# WHAT TO PRODUCE
Reproduce the material word for word; the images stay out.

▼

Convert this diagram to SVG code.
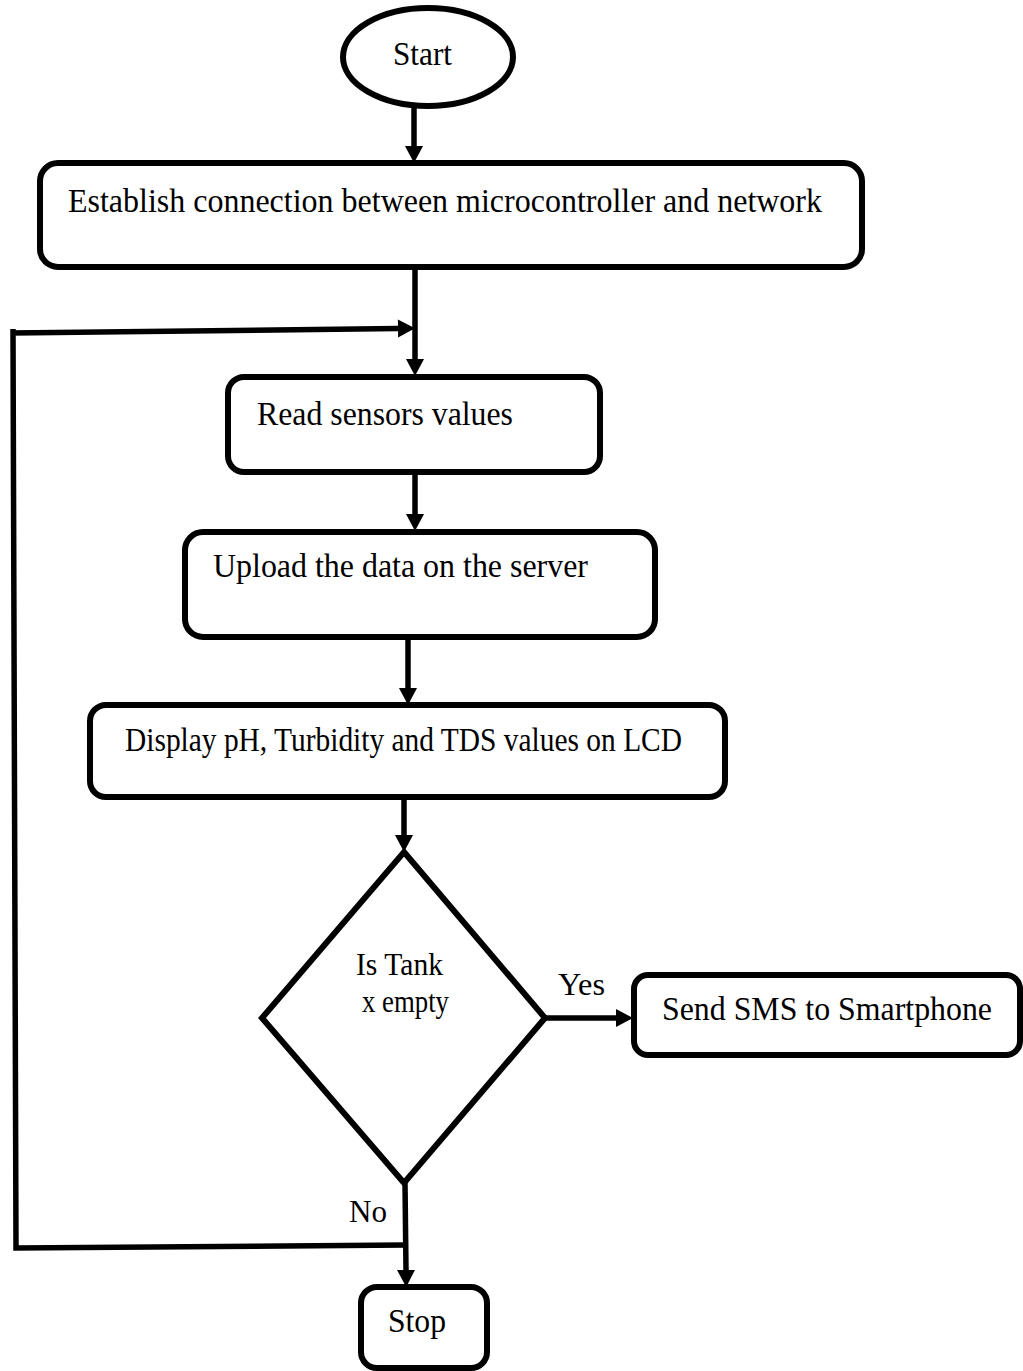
<svg xmlns="http://www.w3.org/2000/svg" width="1023" height="1371" viewBox="0 0 1023 1371">
<defs>
<style>
.box{fill:#fff;stroke:#000;stroke-width:6}
.ln{fill:none;stroke:#000;stroke-width:5.5}
.t{font-family:"Liberation Serif","Times New Roman",serif;font-size:33px;fill:#000}
.s{font-size:31px}
</style>
<marker id="ah" markerUnits="userSpaceOnUse" markerWidth="20" markerHeight="20" refX="0" refY="9" orient="auto" overflow="visible">
<path d="M0,0 L17,9 L0,18 Z" fill="#000"/>
</marker>
</defs>
<rect width="1023" height="1371" fill="#fff"/>
<g id="connectors">
<line class="ln" x1="414" y1="107" x2="414" y2="146" marker-end="url(#ah)"/>
<line class="ln" x1="415" y1="267" x2="415" y2="359" marker-end="url(#ah)"/>
<line class="ln" x1="415" y1="472" x2="415" y2="514" marker-end="url(#ah)"/>
<line class="ln" x1="408" y1="637" x2="408" y2="688" marker-end="url(#ah)"/>
<line class="ln" x1="404" y1="797" x2="404" y2="835" marker-end="url(#ah)"/>
<line class="ln" x1="545" y1="1018" x2="616" y2="1018" marker-end="url(#ah)"/>
<line class="ln" x1="405" y1="1183" x2="406" y2="1270" marker-end="url(#ah)"/>
<path class="ln" d="M406,1245 L16,1248 L13,329 M11,333 L398,328.5" marker-end="url(#ah)"/>
</g>
<g id="start">
<ellipse class="box" cx="428" cy="57" rx="85" ry="49"/>
<text class="t" x="393" y="65" textLength="59" lengthAdjust="spacingAndGlyphs">Start</text>
</g>
<g id="establish">
<rect class="box" x="40" y="163" width="822" height="104" rx="18"/>
<text class="t" x="68" y="212" textLength="754" lengthAdjust="spacingAndGlyphs">Establish connection between microcontroller and network</text>
</g>
<g id="read">
<rect class="box" x="228" y="377" width="372" height="95" rx="16"/>
<text class="t" x="257" y="425" textLength="256" lengthAdjust="spacingAndGlyphs">Read sensors values</text>
</g>
<g id="upload">
<rect class="box" x="185" y="532" width="470" height="105" rx="18"/>
<text class="t" x="213" y="577" textLength="375" lengthAdjust="spacingAndGlyphs">Upload the data on the server</text>
</g>
<g id="display">
<rect class="box" x="90" y="705" width="635" height="92" rx="16"/>
<text class="t" x="125" y="751" textLength="557" lengthAdjust="spacingAndGlyphs">Display pH, Turbidity and TDS values on LCD</text>
</g>
<g id="decision">
<polygon class="box" points="404,852 545,1018 404,1183 262,1018"/>
<text class="t s" x="356" y="975" textLength="87" lengthAdjust="spacingAndGlyphs">Is Tank</text>
<text class="t s" x="362" y="1012" textLength="87" lengthAdjust="spacingAndGlyphs">x empty</text>
</g>
<g id="labels">
<text class="t s" x="558" y="995" textLength="47" lengthAdjust="spacingAndGlyphs">Yes</text>
<text class="t s" x="349" y="1222" textLength="38" lengthAdjust="spacingAndGlyphs">No</text>
</g>
<g id="sms">
<rect class="box" x="634" y="975" width="386" height="80" rx="14"/>
<text class="t" x="662" y="1020" textLength="330" lengthAdjust="spacingAndGlyphs">Send SMS to Smartphone</text>
</g>
<g id="stop">
<rect class="box" x="361" y="1287" width="126" height="81" rx="16"/>
<text class="t" x="388" y="1332" textLength="58" lengthAdjust="spacingAndGlyphs">Stop</text>
</g>
</svg>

▲

# EXERCISE ANSWER
Convert this diagram to SVG code.
<svg xmlns="http://www.w3.org/2000/svg" width="1023" height="1371" viewBox="0 0 1023 1371">
<defs>
<style>
.box{fill:#fff;stroke:#000;stroke-width:6}
.ln{fill:none;stroke:#000;stroke-width:5.5}
.t{font-family:"Liberation Serif","Times New Roman",serif;font-size:33px;fill:#000}
.s{font-size:31px}
</style>
<marker id="ah" markerUnits="userSpaceOnUse" markerWidth="20" markerHeight="20" refX="0" refY="9" orient="auto" overflow="visible">
<path d="M0,0 L17,9 L0,18 Z" fill="#000"/>
</marker>
</defs>
<rect width="1023" height="1371" fill="#fff"/>
<g id="connectors">
<line class="ln" x1="414" y1="107" x2="414" y2="146" marker-end="url(#ah)"/>
<line class="ln" x1="415" y1="267" x2="415" y2="359" marker-end="url(#ah)"/>
<line class="ln" x1="415" y1="472" x2="415" y2="514" marker-end="url(#ah)"/>
<line class="ln" x1="408" y1="637" x2="408" y2="688" marker-end="url(#ah)"/>
<line class="ln" x1="404" y1="797" x2="404" y2="835" marker-end="url(#ah)"/>
<line class="ln" x1="545" y1="1018" x2="616" y2="1018" marker-end="url(#ah)"/>
<line class="ln" x1="405" y1="1183" x2="406" y2="1270" marker-end="url(#ah)"/>
<path class="ln" d="M406,1245 L16,1248 L13,329 M11,333 L398,328.5" marker-end="url(#ah)"/>
</g>
<g id="start">
<ellipse class="box" cx="428" cy="57" rx="85" ry="49"/>
<text class="t" x="393" y="65" textLength="59" lengthAdjust="spacingAndGlyphs">Start</text>
</g>
<g id="establish">
<rect class="box" x="40" y="163" width="822" height="104" rx="18"/>
<text class="t" x="68" y="212" textLength="754" lengthAdjust="spacingAndGlyphs">Establish connection between microcontroller and network</text>
</g>
<g id="read">
<rect class="box" x="228" y="377" width="372" height="95" rx="16"/>
<text class="t" x="257" y="425" textLength="256" lengthAdjust="spacingAndGlyphs">Read sensors values</text>
</g>
<g id="upload">
<rect class="box" x="185" y="532" width="470" height="105" rx="18"/>
<text class="t" x="213" y="577" textLength="375" lengthAdjust="spacingAndGlyphs">Upload the data on the server</text>
</g>
<g id="display">
<rect class="box" x="90" y="705" width="635" height="92" rx="16"/>
<text class="t" x="125" y="751" textLength="557" lengthAdjust="spacingAndGlyphs">Display pH, Turbidity and TDS values on LCD</text>
</g>
<g id="decision">
<polygon class="box" points="404,852 545,1018 404,1183 262,1018"/>
<text class="t s" x="356" y="975" textLength="87" lengthAdjust="spacingAndGlyphs">Is Tank</text>
<text class="t s" x="362" y="1012" textLength="87" lengthAdjust="spacingAndGlyphs">x empty</text>
</g>
<g id="labels">
<text class="t s" x="558" y="995" textLength="47" lengthAdjust="spacingAndGlyphs">Yes</text>
<text class="t s" x="349" y="1222" textLength="38" lengthAdjust="spacingAndGlyphs">No</text>
</g>
<g id="sms">
<rect class="box" x="634" y="975" width="386" height="80" rx="14"/>
<text class="t" x="662" y="1020" textLength="330" lengthAdjust="spacingAndGlyphs">Send SMS to Smartphone</text>
</g>
<g id="stop">
<rect class="box" x="361" y="1287" width="126" height="81" rx="16"/>
<text class="t" x="388" y="1332" textLength="58" lengthAdjust="spacingAndGlyphs">Stop</text>
</g>
</svg>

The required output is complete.